Virginia is expected to close out the year with a $2 billion budget surplus. An estimated $900 million is required under the state constitution to go into a rainy day reserve fund. That leaves roughly $1.1 billion for the next General Assembly and Governor of Virginia to play with.
According to Brandon Jarvis’ Virginia Scope newsletter, the two candidates for governor, Glenn Youngkin and Terry McAuliffe, have very different ideas of what to do with the surplus cash.
“Virginia families deserve a tax refund from this surplus,” said Youngkin spokesperson Macaulay Porter. “Investing in our kids and our schools, public safety, and infrastructure is the right thing to do.”
Vague… very vague. But at least the statement signals a willingness to return something to taxpayers and to slow the relentless growth in state spending. By contrast, McAuliffe is campaigning on a promise to spend $2 billion per year more on education — much of it to boost teacher salaries.
Said McAuliffe: “I have talked about this for a long time, we have always tried to do it on the cheap, we are 50 out of 50 states on average teacher pay compared to the average pay of our resident. We need to invest in education. I think it is the single biggest thing we can do. If we do that, we build the best workforce in the country — businesses from all over the globe will come into Virginia.”
World Population Review publishes a ranking of teacher pay by state in 2021. With an average pay of $53,267 Virginia ranks 19th from the bottom — below the national average but far from the lowest in the country. But according to Business.org, in Virginia teachers have the worst relative salaries compared to other full-time employees — 28% less. (That study did not adjust for teachers’ time off during winter, spring and summer vacations.)

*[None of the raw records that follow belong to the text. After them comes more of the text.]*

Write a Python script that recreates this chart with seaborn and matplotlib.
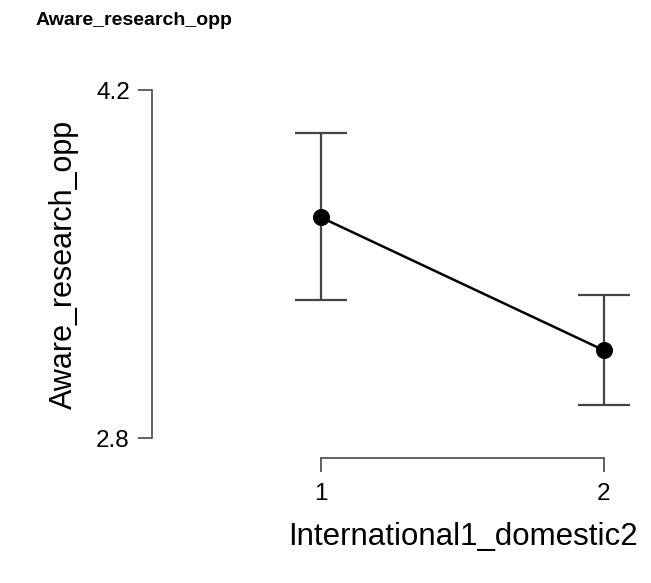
import matplotlib
matplotlib.use("Agg")
import matplotlib.pyplot as plt
import seaborn as sns
import pandas as pd

# === DATA ===
groups = [1, 2]
means = [3.689, 3.154]
lower = [3.355, 2.933]
upper = [4.027, 3.375]
y_ticks = [2.8, 4.2]

sns.set_theme(style="white")
plt.rcParams["font.family"] = ["Liberation Sans", "DejaVu Sans"]

df = pd.DataFrame({"International1_domestic2": groups, "Aware_research_opp": means})

fig = plt.figure(figsize=(6.51, 5.83), dpi=100)
ax = fig.add_axes([0.2335, 0.2144, 0.7373, 0.6518])

# error bars first so the points sit on top
yerr = [[m - lo for m, lo in zip(means, lower)], [hi - m for m, hi in zip(means, upper)]]
ax.errorbar(groups, means, yerr=yerr, fmt="none", ecolor="#444444",
            elinewidth=1.6, capsize=19, capthick=1.6, zorder=2)

sns.lineplot(data=df, x="International1_domestic2", y="Aware_research_opp",
             color="black", linewidth=1.8, marker="o", markersize=11.5,
             markeredgecolor="black", ax=ax, zorder=3)

ax.set_xlim(0.403, 2.1)
ax.set_ylim(2.72, 4.25)
ax.set_xticks(groups)
ax.set_xticklabels([str(g) for g in groups])
ax.set_yticks(y_ticks)
ax.set_yticklabels([f"{t:.1f}" for t in y_ticks])

# JASP style: detached axes lines only covering the data range
for side in ["top", "right"]:
    ax.spines[side].set_visible(False)
ax.spines["left"].set_bounds(y_ticks[0], y_ticks[-1])
ax.spines["bottom"].set_bounds(groups[0], groups[-1])
for side in ["left", "bottom"]:
    ax.spines[side].set_color("#555555")
    ax.spines[side].set_linewidth(1.3)
ax.tick_params(axis="both", direction="out", length=10, width=1.3,
               color="#555555", labelsize=17.5, labelcolor="black",
               bottom=True, left=True, pad=6)
ax.tick_params(axis="x", pad=8)

ax.set_xlabel("International1_domestic2", fontsize=22.5, color="black")
ax.set_ylabel("Aware_research_opp", fontsize=22, color="black")
# labels centred on the data range rather than on the axes box
ax.xaxis.set_label_coords(0.648, -0.168)
ax.yaxis.set_label_coords(-0.152, 0.51)
ax.grid(False)

fig.text(0.055, 0.965, "Aware_research_opp", fontsize=14, fontweight="bold",
         color="black", ha="left", va="center")

fig.savefig("out.png", dpi=100)
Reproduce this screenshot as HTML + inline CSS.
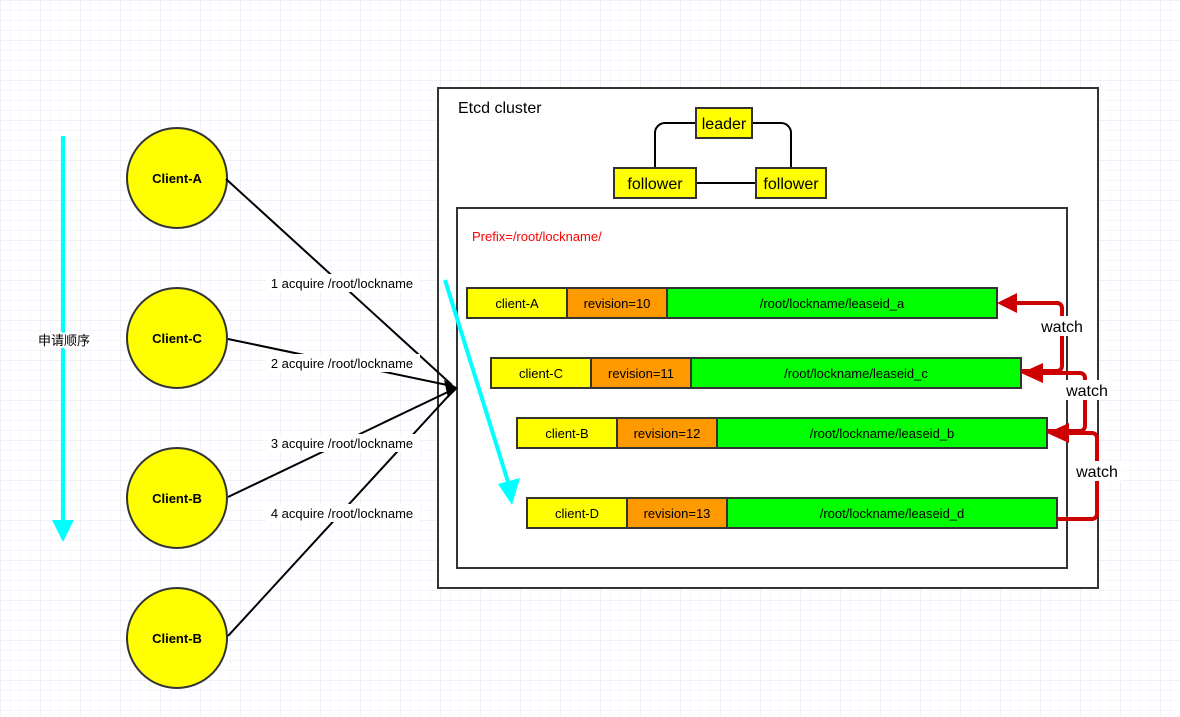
<!DOCTYPE html>
<html><head><meta charset="utf-8"><style>
html,body{margin:0;padding:0;width:1180px;height:717px;overflow:hidden;background:#fff}
</style></head><body>
<svg width="1180" height="717" xmlns="http://www.w3.org/2000/svg" font-family="Liberation Sans, Noto Sans CJK SC, sans-serif">
<defs>
<pattern id="g" width="10" height="10" patternUnits="userSpaceOnUse"><path d="M10 0H0V10" fill="none" stroke="#ececf8" stroke-width="1"/></pattern>
<pattern id="G" width="40" height="40" patternUnits="userSpaceOnUse"><rect width="40" height="40" fill="url(#g)"/><path d="M40 0H0V40" fill="none" stroke="#e0e0f4" stroke-width="1"/></pattern>
</defs>
<rect width="1180" height="717" fill="url(#G)"/>
<!-- cyan order arrow -->
<line x1="63" y1="136" x2="63" y2="522" stroke="#00ffff" stroke-width="4"/>
<polygon points="52,520 74,520 63,542" fill="#00ffff"/>
<text x="64" y="345" font-size="13" text-anchor="middle" fill="#000" style="paint-order:stroke" stroke="#fff" stroke-width="4">申请顺序</text>
<!-- clients -->
<g stroke="#333" stroke-width="2" fill="#ffff00">
<circle cx="177" cy="178" r="50"/><circle cx="177" cy="338" r="50"/><circle cx="177" cy="498" r="50"/><circle cx="177" cy="638" r="50"/>
</g>
<g font-size="13" font-weight="bold" text-anchor="middle">
<text x="177" y="183">Client-A</text><text x="177" y="343">Client-C</text><text x="177" y="503">Client-B</text><text x="177" y="643">Client-B</text>
</g>
<!-- cluster -->
<rect x="438" y="88" width="660" height="500" fill="#fff" stroke="#333" stroke-width="2"/>
<text x="458" y="113" font-size="16">Etcd cluster</text>
<path d="M655 168V133a10 10 0 0 1 10-10H696M752 123H781a10 10 0 0 1 10 10V168M697 183H756" fill="none" stroke="#000" stroke-width="2"/>
<g stroke="#333" stroke-width="2" fill="#ffff00">
<rect x="696" y="108" width="56" height="30"/><rect x="614" y="168" width="82" height="30"/><rect x="756" y="168" width="70" height="30"/>
</g>
<g font-size="16" text-anchor="middle"><text x="724" y="129">leader</text><text x="655" y="189">follower</text><text x="791" y="189">follower</text></g>
<rect x="457" y="208" width="610" height="360" fill="#fff" stroke="#333" stroke-width="2"/>
<text x="472" y="241" font-size="13" fill="#ff0000">Prefix=/root/lockname/</text>
<!-- rows -->
<g stroke="#333" stroke-width="2" font-size="13">
<rect x="467" y="288" width="100" height="30" fill="#ff0"/><rect x="567" y="288" width="100" height="30" fill="#ff9900"/><rect x="667" y="288" width="330" height="30" fill="#00ff00"/>
<rect x="491" y="358" width="100" height="30" fill="#ff0"/><rect x="591" y="358" width="100" height="30" fill="#ff9900"/><rect x="691" y="358" width="330" height="30" fill="#00ff00"/>
<rect x="517" y="418" width="100" height="30" fill="#ff0"/><rect x="617" y="418" width="100" height="30" fill="#ff9900"/><rect x="717" y="418" width="330" height="30" fill="#00ff00"/>
<rect x="527" y="498" width="100" height="30" fill="#ff0"/><rect x="627" y="498" width="100" height="30" fill="#ff9900"/><rect x="727" y="498" width="330" height="30" fill="#00ff00"/>
</g>
<g font-size="13" text-anchor="middle">
<text x="517" y="308">client-A</text><text x="617" y="308">revision=10</text><text x="832" y="308">/root/lockname/leaseid_a</text>
<text x="541" y="378">client-C</text><text x="641" y="378">revision=11</text><text x="856" y="378">/root/lockname/leaseid_c</text>
<text x="567" y="438">client-B</text><text x="667" y="438">revision=12</text><text x="882" y="438">/root/lockname/leaseid_b</text>
<text x="577" y="518">client-D</text><text x="677" y="518">revision=13</text><text x="892" y="518">/root/lockname/leaseid_d</text>
</g>
<!-- acquire lines -->
<g stroke="#000" stroke-width="2" fill="none">
<line x1="226" y1="179" x2="452" y2="385"/><line x1="228" y1="339" x2="452" y2="386"/>
<line x1="228" y1="497" x2="452" y2="390"/><line x1="228" y1="636" x2="452" y2="392"/>
</g>
<polygon points="444,380 458,388 448,398" fill="#000"/>
<g font-size="13" text-anchor="middle">
<rect x="266" y="274" width="154" height="18" fill="#fff"/><text x="342" y="288">1 acquire /root/lockname</text>
<rect x="266" y="354" width="154" height="18" fill="#fff"/><text x="342" y="368">2 acquire /root/lockname</text>
<rect x="266" y="434" width="154" height="18" fill="#fff"/><text x="342" y="448">3 acquire /root/lockname</text>
<rect x="266" y="504" width="154" height="18" fill="#fff"/><text x="342" y="518">4 acquire /root/lockname</text>
</g>
<!-- cyan diagonal -->
<line x1="445" y1="280" x2="509" y2="485" stroke="#00ffff" stroke-width="4"/>
<polygon points="498,484 520,478 512,505" fill="#00ffff"/>
<!-- watch arrows -->
<g stroke="#cc0000" stroke-width="4" fill="none">
<path d="M1021 371H1057a5 5 0 0 0 5-5V308a5 5 0 0 0-5-5H1010"/>
<path d="M1047 431H1080a5 5 0 0 0 5-5V378a5 5 0 0 0-5-5H1034"/>
<path d="M1057 519H1092a5 5 0 0 0 5-5V438a5 5 0 0 0-5-5H1060"/>
</g>
<g fill="#cc0000">
<polygon points="997,303 1017,293 1017,313"/>
<polygon points="1021,373 1043,363 1043,383"/>
<polygon points="1047,433 1069,423 1069,443"/>
</g>
<g font-size="16" text-anchor="middle">
<rect x="1038" y="316" width="48" height="20" fill="#fff"/><text x="1062" y="332">watch</text>
<rect x="1063" y="380" width="48" height="20" fill="#fff"/><text x="1087" y="396">watch</text>
<rect x="1073" y="461" width="48" height="20" fill="#fff"/><text x="1097" y="477">watch</text>
</g>
</svg>
</body></html>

McAuliffe does have a point. But does it matter? How does teacher pay correlate with the quality of education? It seems intuitively obvious that paying more will help schools recruit and retain more and better teachers. Turnover is a terrible problem. But, as we have written on Bacon’s Rebellion, while pay is a significant factor, so are teacher feelings of how they are treated by administrators and challenges posed by disruptive students.
Naturally, there are studies aplenty — mainly written by educators — making the case of higher pay for teachers. And let us not forget that teacher’s lobbies are a core constituency of the Democratic Party. According to the Virginia Public Access Project, the American Federation of Teachers has donated $50,000 to McAuliffe’s campaign this year (and $25,000 more to Attorney General Mark Herring), while the National Education Association has contributed $50,000 to the House Democratic Caucus.
Erik A. Hanushek, a Stanford University economist, has argued that higher pay can improve student achievement if it is tied to outcomes. “It’s not that resources don’t matter and that they can’t matter,” he said, as quoted in Education Week. “It’s that you can’t trust that you can just drop in a pile of money and expect good performance to come out. … I think that there’s still a case to be made on targeting extra resources on schools to get better performance.”
That’s probably not what McAuliffe has in mind, as teachers’ unions generally resist accountability. It’s not clear how Youngkin would prioritize public school spending. But the higher-pay-for-better-outcomes idea might be a winner with taxpayers who want to support public education but are weary of indiscriminate spending.